Given task
Present the data once more in exactly its original form.

**********

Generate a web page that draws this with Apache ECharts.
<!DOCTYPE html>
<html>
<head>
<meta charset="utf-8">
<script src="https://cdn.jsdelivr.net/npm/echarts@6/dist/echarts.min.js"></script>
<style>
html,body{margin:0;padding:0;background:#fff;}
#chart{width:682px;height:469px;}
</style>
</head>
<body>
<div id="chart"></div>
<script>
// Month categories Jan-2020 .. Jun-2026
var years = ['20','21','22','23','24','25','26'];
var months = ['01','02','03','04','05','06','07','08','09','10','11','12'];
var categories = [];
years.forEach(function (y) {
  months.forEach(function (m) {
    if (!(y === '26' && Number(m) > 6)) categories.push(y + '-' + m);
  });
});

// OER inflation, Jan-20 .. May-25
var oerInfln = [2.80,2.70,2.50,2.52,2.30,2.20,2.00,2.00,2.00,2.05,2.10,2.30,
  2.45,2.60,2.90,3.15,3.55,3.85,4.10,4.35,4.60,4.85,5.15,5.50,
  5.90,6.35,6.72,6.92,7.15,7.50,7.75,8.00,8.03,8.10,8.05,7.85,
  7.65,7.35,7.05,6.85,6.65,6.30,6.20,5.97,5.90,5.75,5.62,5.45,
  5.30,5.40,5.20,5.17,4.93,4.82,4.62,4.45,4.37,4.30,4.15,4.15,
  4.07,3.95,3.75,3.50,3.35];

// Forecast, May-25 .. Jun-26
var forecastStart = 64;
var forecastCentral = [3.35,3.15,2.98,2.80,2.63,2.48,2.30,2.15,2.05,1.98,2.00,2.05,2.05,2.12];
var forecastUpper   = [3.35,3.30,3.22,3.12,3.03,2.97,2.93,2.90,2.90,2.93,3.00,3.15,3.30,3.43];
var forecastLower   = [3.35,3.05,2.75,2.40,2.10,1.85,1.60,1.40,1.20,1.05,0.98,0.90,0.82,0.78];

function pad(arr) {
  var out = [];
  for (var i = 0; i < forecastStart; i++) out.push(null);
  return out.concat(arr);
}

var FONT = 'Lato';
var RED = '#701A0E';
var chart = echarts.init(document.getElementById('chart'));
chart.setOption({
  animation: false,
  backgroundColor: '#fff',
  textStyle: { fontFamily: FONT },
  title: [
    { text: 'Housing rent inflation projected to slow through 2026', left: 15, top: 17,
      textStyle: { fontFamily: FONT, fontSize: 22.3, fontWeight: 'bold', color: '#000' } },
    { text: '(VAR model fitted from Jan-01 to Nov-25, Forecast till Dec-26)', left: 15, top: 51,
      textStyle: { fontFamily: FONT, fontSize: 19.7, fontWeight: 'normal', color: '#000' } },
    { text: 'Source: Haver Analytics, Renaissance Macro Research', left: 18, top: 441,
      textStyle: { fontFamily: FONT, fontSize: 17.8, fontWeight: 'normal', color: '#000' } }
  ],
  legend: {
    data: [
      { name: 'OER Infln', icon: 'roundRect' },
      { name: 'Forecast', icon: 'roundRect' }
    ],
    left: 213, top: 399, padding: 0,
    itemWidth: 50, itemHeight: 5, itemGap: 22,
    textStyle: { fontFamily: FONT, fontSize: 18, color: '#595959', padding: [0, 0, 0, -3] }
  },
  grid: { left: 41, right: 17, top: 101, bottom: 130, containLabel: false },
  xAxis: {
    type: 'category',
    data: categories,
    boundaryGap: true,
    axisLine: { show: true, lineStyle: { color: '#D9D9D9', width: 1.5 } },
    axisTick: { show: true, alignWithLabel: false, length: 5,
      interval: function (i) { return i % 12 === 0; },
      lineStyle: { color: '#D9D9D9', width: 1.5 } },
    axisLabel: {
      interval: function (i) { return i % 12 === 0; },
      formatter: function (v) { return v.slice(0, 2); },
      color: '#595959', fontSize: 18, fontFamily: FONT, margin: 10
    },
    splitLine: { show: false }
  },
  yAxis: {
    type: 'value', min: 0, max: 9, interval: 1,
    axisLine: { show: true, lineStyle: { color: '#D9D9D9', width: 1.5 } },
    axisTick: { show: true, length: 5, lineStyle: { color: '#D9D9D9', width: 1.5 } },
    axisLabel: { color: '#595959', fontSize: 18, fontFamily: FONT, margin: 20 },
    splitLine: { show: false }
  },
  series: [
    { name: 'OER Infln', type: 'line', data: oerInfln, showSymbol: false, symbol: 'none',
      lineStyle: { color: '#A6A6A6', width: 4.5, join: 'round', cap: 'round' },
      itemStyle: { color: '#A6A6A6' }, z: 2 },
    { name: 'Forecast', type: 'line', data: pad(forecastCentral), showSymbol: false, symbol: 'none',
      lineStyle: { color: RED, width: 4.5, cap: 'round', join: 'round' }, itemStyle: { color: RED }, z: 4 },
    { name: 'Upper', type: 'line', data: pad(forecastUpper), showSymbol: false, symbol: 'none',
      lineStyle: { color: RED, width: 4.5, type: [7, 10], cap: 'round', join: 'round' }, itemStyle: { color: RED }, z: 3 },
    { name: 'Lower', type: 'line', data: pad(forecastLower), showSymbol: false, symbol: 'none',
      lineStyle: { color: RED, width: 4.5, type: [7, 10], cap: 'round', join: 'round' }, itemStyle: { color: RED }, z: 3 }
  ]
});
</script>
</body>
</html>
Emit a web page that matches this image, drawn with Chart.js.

**********

The reply
Generate a web page that draws this with Apache ECharts.
<!DOCTYPE html>
<html>
<head>
<meta charset="utf-8">
<script src="https://cdn.jsdelivr.net/npm/echarts@6/dist/echarts.min.js"></script>
<style>
html,body{margin:0;padding:0;background:#fff;}
#chart{width:682px;height:469px;}
</style>
</head>
<body>
<div id="chart"></div>
<script>
// Month categories Jan-2020 .. Jun-2026
var years = ['20','21','22','23','24','25','26'];
var months = ['01','02','03','04','05','06','07','08','09','10','11','12'];
var categories = [];
years.forEach(function (y) {
  months.forEach(function (m) {
    if (!(y === '26' && Number(m) > 6)) categories.push(y + '-' + m);
  });
});

// OER inflation, Jan-20 .. May-25
var oerInfln = [2.80,2.70,2.50,2.52,2.30,2.20,2.00,2.00,2.00,2.05,2.10,2.30,
  2.45,2.60,2.90,3.15,3.55,3.85,4.10,4.35,4.60,4.85,5.15,5.50,
  5.90,6.35,6.72,6.92,7.15,7.50,7.75,8.00,8.03,8.10,8.05,7.85,
  7.65,7.35,7.05,6.85,6.65,6.30,6.20,5.97,5.90,5.75,5.62,5.45,
  5.30,5.40,5.20,5.17,4.93,4.82,4.62,4.45,4.37,4.30,4.15,4.15,
  4.07,3.95,3.75,3.50,3.35];

// Forecast, May-25 .. Jun-26
var forecastStart = 64;
var forecastCentral = [3.35,3.15,2.98,2.80,2.63,2.48,2.30,2.15,2.05,1.98,2.00,2.05,2.05,2.12];
var forecastUpper   = [3.35,3.30,3.22,3.12,3.03,2.97,2.93,2.90,2.90,2.93,3.00,3.15,3.30,3.43];
var forecastLower   = [3.35,3.05,2.75,2.40,2.10,1.85,1.60,1.40,1.20,1.05,0.98,0.90,0.82,0.78];

function pad(arr) {
  var out = [];
  for (var i = 0; i < forecastStart; i++) out.push(null);
  return out.concat(arr);
}

var FONT = 'Lato';
var RED = '#701A0E';
var chart = echarts.init(document.getElementById('chart'));
chart.setOption({
  animation: false,
  backgroundColor: '#fff',
  textStyle: { fontFamily: FONT },
  title: [
    { text: 'Housing rent inflation projected to slow through 2026', left: 15, top: 17,
      textStyle: { fontFamily: FONT, fontSize: 22.3, fontWeight: 'bold', color: '#000' } },
    { text: '(VAR model fitted from Jan-01 to Nov-25, Forecast till Dec-26)', left: 15, top: 51,
      textStyle: { fontFamily: FONT, fontSize: 19.7, fontWeight: 'normal', color: '#000' } },
    { text: 'Source: Haver Analytics, Renaissance Macro Research', left: 18, top: 441,
      textStyle: { fontFamily: FONT, fontSize: 17.8, fontWeight: 'normal', color: '#000' } }
  ],
  legend: {
    data: [
      { name: 'OER Infln', icon: 'roundRect' },
      { name: 'Forecast', icon: 'roundRect' }
    ],
    left: 213, top: 399, padding: 0,
    itemWidth: 50, itemHeight: 5, itemGap: 22,
    textStyle: { fontFamily: FONT, fontSize: 18, color: '#595959', padding: [0, 0, 0, -3] }
  },
  grid: { left: 41, right: 17, top: 101, bottom: 130, containLabel: false },
  xAxis: {
    type: 'category',
    data: categories,
    boundaryGap: true,
    axisLine: { show: true, lineStyle: { color: '#D9D9D9', width: 1.5 } },
    axisTick: { show: true, alignWithLabel: false, length: 5,
      interval: function (i) { return i % 12 === 0; },
      lineStyle: { color: '#D9D9D9', width: 1.5 } },
    axisLabel: {
      interval: function (i) { return i % 12 === 0; },
      formatter: function (v) { return v.slice(0, 2); },
      color: '#595959', fontSize: 18, fontFamily: FONT, margin: 10
    },
    splitLine: { show: false }
  },
  yAxis: {
    type: 'value', min: 0, max: 9, interval: 1,
    axisLine: { show: true, lineStyle: { color: '#D9D9D9', width: 1.5 } },
    axisTick: { show: true, length: 5, lineStyle: { color: '#D9D9D9', width: 1.5 } },
    axisLabel: { color: '#595959', fontSize: 18, fontFamily: FONT, margin: 20 },
    splitLine: { show: false }
  },
  series: [
    { name: 'OER Infln', type: 'line', data: oerInfln, showSymbol: false, symbol: 'none',
      lineStyle: { color: '#A6A6A6', width: 4.5, join: 'round', cap: 'round' },
      itemStyle: { color: '#A6A6A6' }, z: 2 },
    { name: 'Forecast', type: 'line', data: pad(forecastCentral), showSymbol: false, symbol: 'none',
      lineStyle: { color: RED, width: 4.5, cap: 'round', join: 'round' }, itemStyle: { color: RED }, z: 4 },
    { name: 'Upper', type: 'line', data: pad(forecastUpper), showSymbol: false, symbol: 'none',
      lineStyle: { color: RED, width: 4.5, type: [7, 10], cap: 'round', join: 'round' }, itemStyle: { color: RED }, z: 3 },
    { name: 'Lower', type: 'line', data: pad(forecastLower), showSymbol: false, symbol: 'none',
      lineStyle: { color: RED, width: 4.5, type: [7, 10], cap: 'round', join: 'round' }, itemStyle: { color: RED }, z: 3 }
  ]
});
</script>
</body>
</html>
Emit a web page that matches this image, drawn with Chart.js.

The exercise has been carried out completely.